For Williams and the thousands of others who played on the natural grass and cheered from the metal bleachers, W.T. Barrett Stadium was a palace.
“You always looked at it to see if they changed anything,” Williams said. “It had a little mystique about it … it was like a little monument.”
Williams was drafted by the New England Patriots in the second round (43rd overall) in 1984 by the New England Patriots.
On a trip home, he stopped in at the Dairy Queen across the street from his old Barrett stomping grounds, but there was just one problem. The stadium was gone.
A sparkling new Ratliff Stadium had been built set to host games starting in the fall of 1982.
Barrett was sold to the Leander Independent School District for $61,000. Dismantled piece by piece, it took 57 tractor-trailer rigs to move more than 1 million tons of steel across the state.
Back in Odessa, the only thing left was an open field and memories.

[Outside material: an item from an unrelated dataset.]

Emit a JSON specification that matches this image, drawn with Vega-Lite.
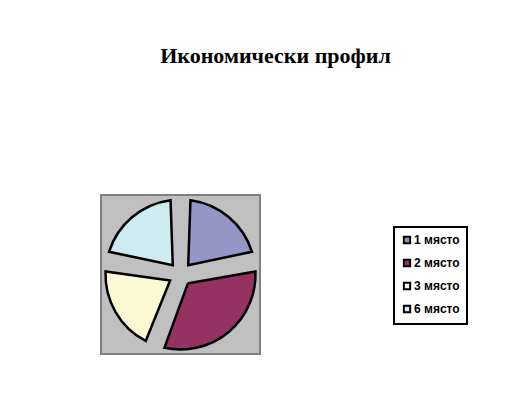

“I kept thinking what used to be,” Williams said. “The cars, the people, what we used to do after the games, the congestion in traffic. It made you really think back and concentrate on things that had happened … the talking, the kiddin’ around you did and things that happened there that are all gone.”
W.T. Barrett Stadium, or A.C. Bible Junior Memorial Stadium as it became known in Leander, hosted its last football game last season. A complete renovation was planned but lead was discovered in the stadium’s primer and cost estimates proved it would be easier to build a new facility.
The metal was scrapped and the new A.C. Bible Stadium opened this season.
“To play (at W.T. Barrett Stadium), there was nothing else left to be wanted,” Williams said. “It was what it was.”
Did you know?
>> W.T. Barrett Stadium was built as a gift to Odessa High winning the state championship.
>> Odessa had three high schools when Barrett was built; Ector, Blackshear and Odessa.